In some cases, users will have trouble triggering using the Hall input circuit with some ignition modules. This may happen at lower rpms, or at higher temperatures, and seems especially prevalent for 7 or 8 pin HEI modules.

The standard Hall input circuit for the HEI and other ignition modules jumpers D1 and D2, and doesn't install C12 or C30. (In the following cases you will do the same with D1, D2, C12, and C30.) It uses the input signal to drive the optoisolator's internal LED directly to provide a trigger signal to the processor:

In cases in which the standard circuit does not trigger cleanly (because the input voltage is too low, or the signal too short), there are 3 options to improve the triggering.

1. If the Hall sensor input is noisy, run the ground from the Hall sensor to one of the jumper slots on the DB-37 connector (like DB37 pin #6 for SPR4), then connect SPR4 to XG1. (Note that you will have to ground XG1 with a jumper wire to run on the stim.) Twist the signal wire (DB37 pin #24) and ground wire (DB37 pin #6) together all the way to the ignition module, this will further reduce noise in the signal.

2. The MSnS-E modification for the 7-pin HEI is a simple and effective improvement for many set-ups. It requires changing two jumpers, and changing one resistor. This circuit supplies 5 Volts to the input circuit (and optoisolator LED) and uses the ignition module (such as the 7 or 8 pin HEI module) to ground the LED. The LED is guaranteed to receive 5 Volts this way, and the module is only required to sink the LED current (~4 milliamps). This results in more reliable triggering for many people. On a V3 main board:
   • Remove the jumper to OPTIO IN, and jumper OPTO IN with a wire to one of the +5V vias in the proto area,
   • Remove the XG1 to XG2 jumper, and jumper XG1 to TACH SELECT (do not jumper XG2 to anything),
   • Replace R12 (390 Ohms) with a 1K Ohm to 2K Ohm resistor (1/4W). Note that some users have reported that 1K to 2K Ohms is too high, and a value as low as 330 Ohms may be need for R12 - experiment in your installation to find what works.
   

   Note that if you use this mod, you must invert the 'Input Ignition Capture', since the circuit inverts the LED operation (I.e., the current flows when the module is grounded). For example, for the 7 or 8 pin HEI modules, you must switch from the recommended 'Rising Edge' to 'Falling Edge'.

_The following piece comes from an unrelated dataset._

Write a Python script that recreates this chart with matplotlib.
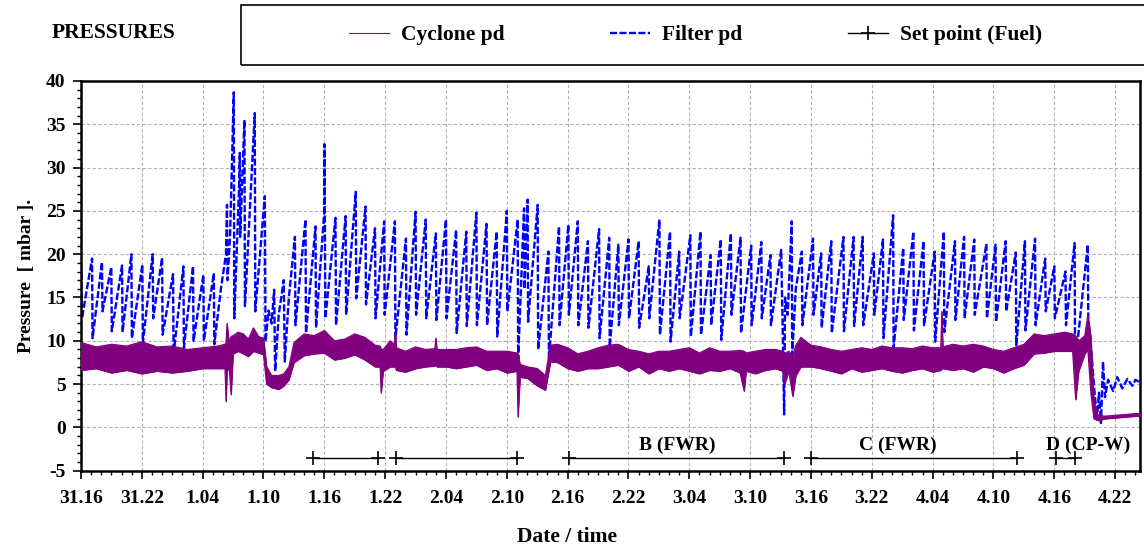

   For a V2.2 main board, see the MSnS-E site for details.

3. The transistor modification is a little more complicated than the MSnS-E modification. If the MSnS-E mod is not sufficient, you can add a transistor to the circuit. Instead of using the module to sink the LED current, the transistor circuit only uses the module's signal to control the base of an NPN transistor. As a result, the module only needs to supply about 1/50th the current of the standard Hall set-up, and like the MSnS modification it has a full 5 Volts powering the LED. To set-up the transistor modification:
   • Remove the jumper to OPTIO IN, and jumper OPTO IN with a wire to one of the +5V vias in the proto area,
   • Remove the XG1 to XG2 jumper,
   • Install a 2N2222 transistor {Digi-Key P2N2222AOS-ND or equivalent} in the proto area,
   • Jumper XG1 to the collector pin (the pin on the right when the flat side is up and you are looking at the top of the case), do not jumper anything to XG2,
   • Jumper the emitter pin (the pin on the left when the flat side is up and you are looking at the top of the case) to ground (Gnd) in the proto area,
   • Install a 1K Ohm (1/4W) resistor in then proto area, and jumper one end to the TACH SELECT via,
   • Jumper the opposite end of the resistor you just installed (not the end jumpered to TACH SELECT) to the base (middle pin) of the 2N2222 transistor.

   This circuit triggers the optoisolator's LED when the signal is active, so the 'Input Ignition Capture' is the same, for example 'Rising Edge' for the HEI modules.

   

4. The VR input circuit. The VR circuit is generally more sensitive to low voltage signals than the Hall circuit. You do have to adjust the R56 pot a dozen or so turns clockwise from the fully counter-clockwise position (see: vradjust.htm).

   Note that the VR circuit on a V3 main board inverts the signal when used for a square wave signal (MicroSquirt/MS-II Sequencer does NOT invert the signal with its VR input circuit). The net effect is the same as the optoisolator in the standard circuit, so you use the same setting. For example, for the 7 or 8 pin HEI modules:

   • The trigger for the VR sensor occurs on the negative to positive transition,
   • This transition causes a high to low signal event from the 7 or 8 -pin module,
   • The VR circuit inverts this to a low to high signal,
   • So we trigger on the 'Rising Edge' ('Falling Edge' with MicroSquirt/MS-II Sequencer).
   

Note that the VR input circuit on MicroSquirt^® and MS-II/Sequencer controllers do not invert the VR signal (or, more technically, they invert it twice), so you use the opposite edge as the trigger.